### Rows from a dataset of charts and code
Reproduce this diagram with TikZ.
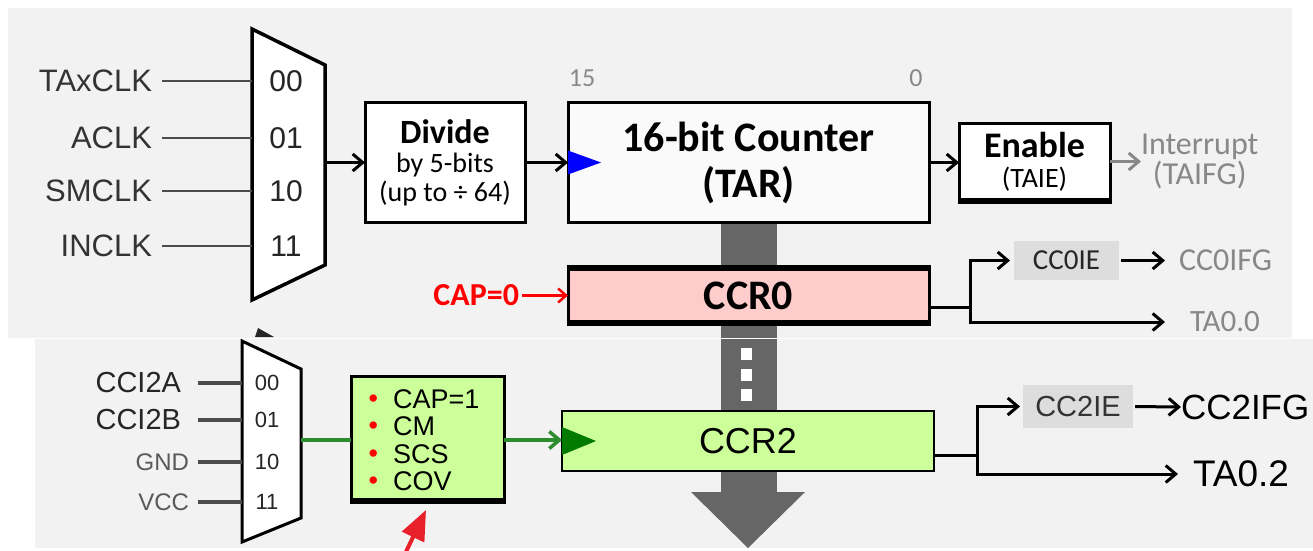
\documentclass[tikz,border=0pt]{standalone}
\usepackage{fontspec}
\setmainfont{Carlito}
\newfontfamily\arialf{Liberation Sans}
\usepackage{tikz}
\usetikzlibrary{arrows.meta, positioning}
\definecolor{panelbg}{RGB}{242,242,242}
\definecolor{busgray}{RGB}{102,102,102}
\definecolor{ccrpink}{RGB}{255,204,204}
\definecolor{capgreen}{RGB}{204,255,153}
\definecolor{darkgrn}{RGB}{0,122,0}
\definecolor{wiregrn}{RGB}{46,139,46}
\definecolor{iebg}{RGB}{221,221,221}
\definecolor{flaggray}{RGB}{136,136,136}
\definecolor{capred}{RGB}{255,0,0}
\definecolor{ptrred}{RGB}{232,32,42}
\newcommand{\fsz}[1]{\fontsize{#1}{#1}\selectfont}
\newcommand{\bul}{\makebox[29.5pt][l]{\hspace{5pt}\raisebox{1pt}{\textcolor{capred}{\fsz{27pt}•}}}}

\begin{document}
\begin{tikzpicture}[x=1pt, y=-1pt,
    every node/.style={inner sep=0pt, outer sep=0pt},
    blk/.style={draw, line width=3pt, rectangle},
    sig/.style={line width=3pt, -{Straight Barb[length=10pt, width=17pt]}},
    srcin/.style={anchor=east, font=\arialf\fsz{31pt}, text=black!80},
    selbit/.style={font=\arialf\fsz{30pt}, text=black!85},
    inwire/.style={line width=2.5pt, black!70},
    flag/.style={anchor=west, font=\fsz{32pt}, text=flaggray}]
    \useasboundingbox (0,0) rectangle (1313,550);
    \fill[panelbg] (8,8) rectangle (1292,338);
    \fill[panelbg] (35,339) rectangle (1313,548);

    % timer bus
    \fill[busgray] (721,222) rectangle (777,338);
    \fill[busgray] (721,339) rectangle (777,492);
    \fill[busgray] (691,492) -- (805,492) -- (748,548) -- cycle;
    \foreach \y in {348,369,389} \fill[white] (741,\y) rectangle (752,\y+12);

    % clock source mux
    \draw[line width=3.5pt, fill=white, line join=miter] (252,29) -- (325,65) -- (325,265) -- (252,300) -- cycle;
    \fill[black!85] (255,337) -- (258,328) -- (274,337) -- cycle;
    \coordinate (ma00) at (252,81);
    \coordinate (ma01) at (252,138);
    \coordinate (ma10) at (252,191);
    \coordinate (ma11) at (252,246);
    \coordinate (maout) at (325,162.5);
    \node[selbit] (sa00) at (286,81) {00};
    \node[selbit] (sa01) at (286,138) {01};
    \node[selbit] (sa10) at (286,191) {10};
    \node[selbit] (sa11) at (286,246) {11};
    \node[srcin] (taxclk) at (152,81) {TAxCLK};
    \node[srcin] (aclk) at (152,138) {ACLK};
    \node[srcin] (smclk) at (152,191) {SMCLK};
    \node[srcin] (inclk) at (152,246) {INCLK};
    \draw[inwire, shorten <=10pt] (taxclk.east) -- (ma00);
    \draw[inwire, shorten <=10pt] (aclk.east) -- (ma01);
    \draw[inwire, shorten <=10pt] (smclk.east) -- (ma10);
    \draw[inwire, shorten <=10pt] (inclk.east) -- (ma11);

    \node[blk, fill=white, minimum width=160pt, minimum height=120pt, align=center,
        font=\fontsize{28pt}{29pt}\selectfont] (div) at (445,162.5)
        {{\fontsize{34pt}{29pt}\selectfont\bfseries Divide}\\by 5-bits\\(up to ÷ 64)};
    \node[blk, fill=black!2, minimum width=361pt, minimum height=120pt, align=center,
        font=\fontsize{42pt}{46pt}\selectfont\bfseries] (cnt) at (748.5,162.5) {16-bit Counter\\(TAR)};
    \fill[blue] ([yshift=12pt]cnt.west) -- ([xshift=33pt]cnt.west) -- ([yshift=-12pt]cnt.west) -- cycle;
    \node[font=\fsz{26pt}, text=flaggray] (b15) at (582,78) {15};
    \node[font=\fsz{26pt}, text=flaggray] (b0) at (916,78) {0};
    \node[blk, fill=white, minimum width=151pt, minimum height=76pt, align=center,
        font=\fontsize{28pt}{30pt}\selectfont] (en) at (1034.5,161.5)
        {{\fontsize{36pt}{30pt}\selectfont\bfseries Enable}\\(TAIE)};
    \draw[line width=5pt] ([xshift=-1.5pt,yshift=-2pt]en.south west) -- ([xshift=1.5pt,yshift=-2pt]en.south east);
    \node[anchor=west, align=center, font=\fontsize{32pt}{30pt}\selectfont, text=flaggray] (intr) at (1141,161) {Interrupt\\(TAIFG)};

    \draw[sig] (maout) -- (maout -| div.west);
    \draw[sig] (div.east) -- (cnt.west);
    \draw[sig] (cnt.east) -- (cnt.east -| en.west);
    \draw[sig, flaggray] (en.east) -- (en.east -| intr.west);

    % capture/compare 0
    \node[blk, fill=ccrpink, minimum width=361pt, minimum height=55pt, font=\fsz{42pt}\bfseries] (ccr0) at (748.5,295.5) {CCR0};
    \draw[line width=6pt] ([xshift=-1.5pt]ccr0.north west) -- ([xshift=1.5pt]ccr0.north east);
    \draw[line width=6pt] ([xshift=-1.5pt]ccr0.south west) -- ([xshift=1.5pt]ccr0.south east);
    \node[anchor=east, font=\fsz{32pt}\bfseries, text=capred] (cap0) at (519,295.5) {CAP=0};
    \draw[line width=2.5pt, capred, -{Straight Barb[length=8pt, width=14pt]}] ([xshift=3pt]cap0.east) -- (cap0.east -| ccr0.west);

    \coordinate (sp0) at (970,307);
    \draw[line width=3pt] (ccr0.east |- sp0) -- (sp0);
    \node[fill=iebg, minimum width=105pt, minimum height=39pt, font=\fsz{29pt}, text=black!85] (cc0ie) at (1066.5,260.5) {CC0IE};
    \node[flag] (cc0ifg) at (1179,260.5) {CC0IFG};
    \node[flag, font=\fsz{31pt}] (ta00) at (1190,322) {TA0.0};
    \draw[sig, shorten >=4pt] (sp0) |- (cc0ie.west);
    \draw[sig, shorten <=2pt, shorten >=14pt] (cc0ie.east) -- (cc0ifg.west);
    \draw[sig, shorten >=25pt] (sp0) |- (ta00.west);

    % capture input mux
    \draw[line width=3pt, fill=white, line join=miter] (242,341) -- (301,369) -- (301,518) -- (242,542) -- cycle;
    \coordinate (mb00) at (242,383);
    \coordinate (mb01) at (242,420);
    \coordinate (mb10) at (242,462);
    \coordinate (mb11) at (242,502);
    \coordinate (mbout) at (301,440);
    \node[selbit, font=\arialf\fsz{22pt}] (sb00) at (267,383) {00};
    \node[selbit, font=\arialf\fsz{22pt}] (sb01) at (267,420) {01};
    \node[selbit, font=\arialf\fsz{22pt}] (sb10) at (267,462) {10};
    \node[selbit, font=\arialf\fsz{22pt}] (sb11) at (267,502) {11};
    \node[srcin, font=\arialf\fsz{29pt}, text=black!85] (cci2a) at (181,383) {CCI2A};
    \node[srcin, font=\arialf\fsz{29pt}, text=black!85] (cci2b) at (181,420) {CCI2B};
    \node[srcin, font=\arialf\fsz{24pt}, text=black!65] (gnd) at (189,462) {GND};
    \node[srcin, font=\arialf\fsz{24pt}, text=black!65] (vcc) at (189,502) {VCC};
    \draw[inwire, line width=3.5pt, shorten <=17pt] (cci2a.east) -- (mb00);
    \draw[inwire, line width=3.5pt, shorten <=17pt] (cci2b.east) -- (mb01);
    \draw[inwire, line width=3.5pt, shorten <=9pt] (gnd.east) -- (mb10);
    \draw[inwire, line width=3.5pt, shorten <=9pt] (vcc.east) -- (mb11);

    \node[blk, fill=capgreen, minimum width=153pt, minimum height=123pt] (gbox) at (427.5,438) {};
    \draw[line width=5pt] ([xshift=-1.5pt,yshift=-2pt]gbox.south west) -- ([xshift=1.5pt,yshift=-2pt]gbox.south east);
    \node[anchor=west, align=left, font=\arialf\fontsize{27pt}{27.5pt}\selectfont] (gopts) at (363.5,440)
        {\bul CAP=1\\\bul CM\\\bul SCS\\\bul COV};
    \draw[line width=3.5pt, wiregrn] (mbout) -- (mbout -| gbox.west);

    % capture/compare 2
    \node[blk, line width=2.5pt, fill=capgreen, minimum width=372pt, minimum height=60pt, font=\arialf\fsz{36pt}] (ccr2) at (748,441) {CCR2};
    \fill[darkgrn] ([yshift=14pt]ccr2.west) -- ([xshift=34pt]ccr2.west) -- ([yshift=-14pt]ccr2.west) -- cycle;
    \draw[line width=3.5pt, wiregrn, -{Straight Barb[length=10pt, width=17pt]}] (mbout -| gbox.east) -- (mbout -| ccr2.west);

    \coordinate (sp2) at (977,455);
    \draw[line width=3pt] (ccr2.east |- sp2) -- (sp2);
    \node[fill=iebg, minimum width=110pt, minimum height=43pt, font=\arialf\fsz{29pt}, text=black!80] (cc2ie) at (1078,406.5) {CC2IE};
    \node[anchor=west, font=\arialf\fsz{35pt}] (cc2ifg) at (1181,407) {CC2IFG};
    \node[anchor=west, font=\arialf\fsz{37pt}] (ta02) at (1193,474) {TA0.2};
    \draw[sig, shorten >=3pt] (sp2) |- (cc2ie.west);
    \draw[sig, shorten <=2pt] (cc2ie.east) -- (cc2ifg.west);
    \draw[sig, shorten >=15pt] (sp2) |- (ta02.west);

    \coordinate (ptrtail) at (403,558);
    \coordinate (ptrtip) at (426,510);
    \draw[line width=4pt, ptrred, -{Triangle[length=30pt, width=24pt]}] (ptrtail) -- (ptrtip);
\end{tikzpicture}
\end{document}
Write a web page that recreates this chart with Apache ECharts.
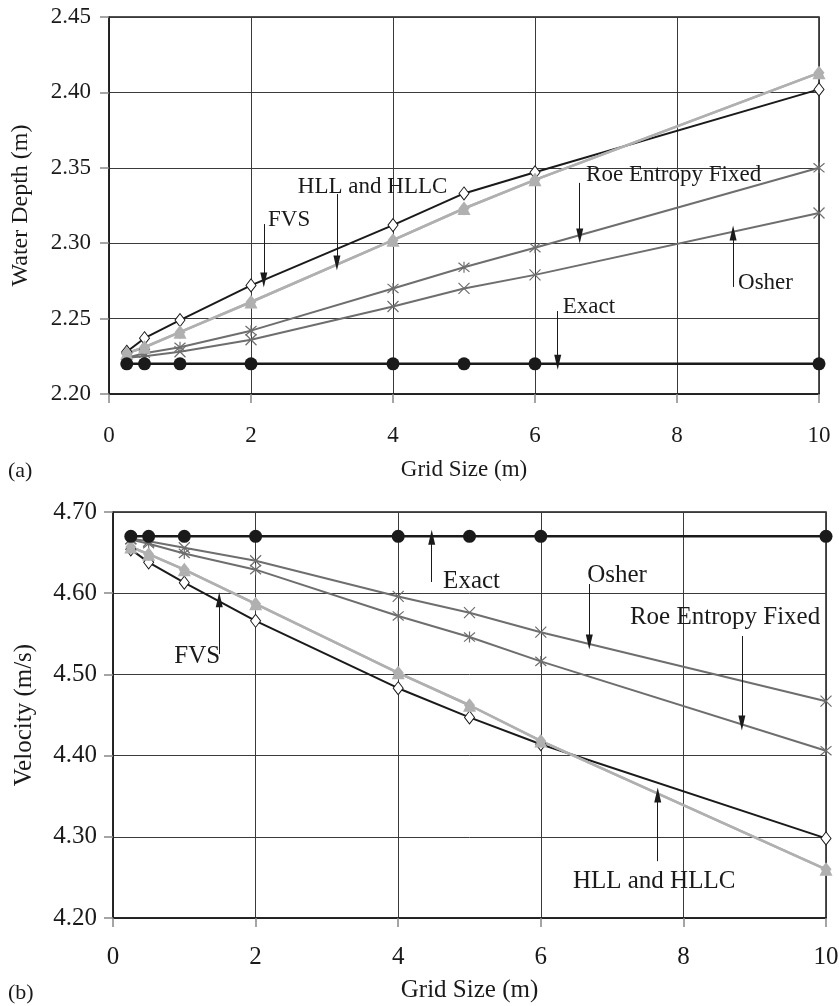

### Directive
With all pictures left out, please transcribe exactly the lines from the start of the material through the line with "(741,\y) rectangle (752,\y+12);".

### The output
Reproduce this diagram with TikZ.
\documentclass[tikz,border=0pt]{standalone}
\usepackage{fontspec}
\setmainfont{Carlito}
\newfontfamily\arialf{Liberation Sans}
\usepackage{tikz}
\usetikzlibrary{arrows.meta, positioning}
\definecolor{panelbg}{RGB}{242,242,242}
\definecolor{busgray}{RGB}{102,102,102}
\definecolor{ccrpink}{RGB}{255,204,204}
\definecolor{capgreen}{RGB}{204,255,153}
\definecolor{darkgrn}{RGB}{0,122,0}
\definecolor{wiregrn}{RGB}{46,139,46}
\definecolor{iebg}{RGB}{221,221,221}
\definecolor{flaggray}{RGB}{136,136,136}
\definecolor{capred}{RGB}{255,0,0}
\definecolor{ptrred}{RGB}{232,32,42}
\newcommand{\fsz}[1]{\fontsize{#1}{#1}\selectfont}
\newcommand{\bul}{\makebox[29.5pt][l]{\hspace{5pt}\raisebox{1pt}{\textcolor{capred}{\fsz{27pt}•}}}}

\begin{document}
\begin{tikzpicture}[x=1pt, y=-1pt,
    every node/.style={inner sep=0pt, outer sep=0pt},
    blk/.style={draw, line width=3pt, rectangle},
    sig/.style={line width=3pt, -{Straight Barb[length=10pt, width=17pt]}},
    srcin/.style={anchor=east, font=\arialf\fsz{31pt}, text=black!80},
    selbit/.style={font=\arialf\fsz{30pt}, text=black!85},
    inwire/.style={line width=2.5pt, black!70},
    flag/.style={anchor=west, font=\fsz{32pt}, text=flaggray}]
    \useasboundingbox (0,0) rectangle (1313,550);
    \fill[panelbg] (8,8) rectangle (1292,338);
    \fill[panelbg] (35,339) rectangle (1313,548);

    % timer bus
    \fill[busgray] (721,222) rectangle (777,338);
    \fill[busgray] (721,339) rectangle (777,492);
    \fill[busgray] (691,492) -- (805,492) -- (748,548) -- cycle;
    \foreach \y in {348,369,389} \fill[white] (741,\y) rectangle (752,\y+12);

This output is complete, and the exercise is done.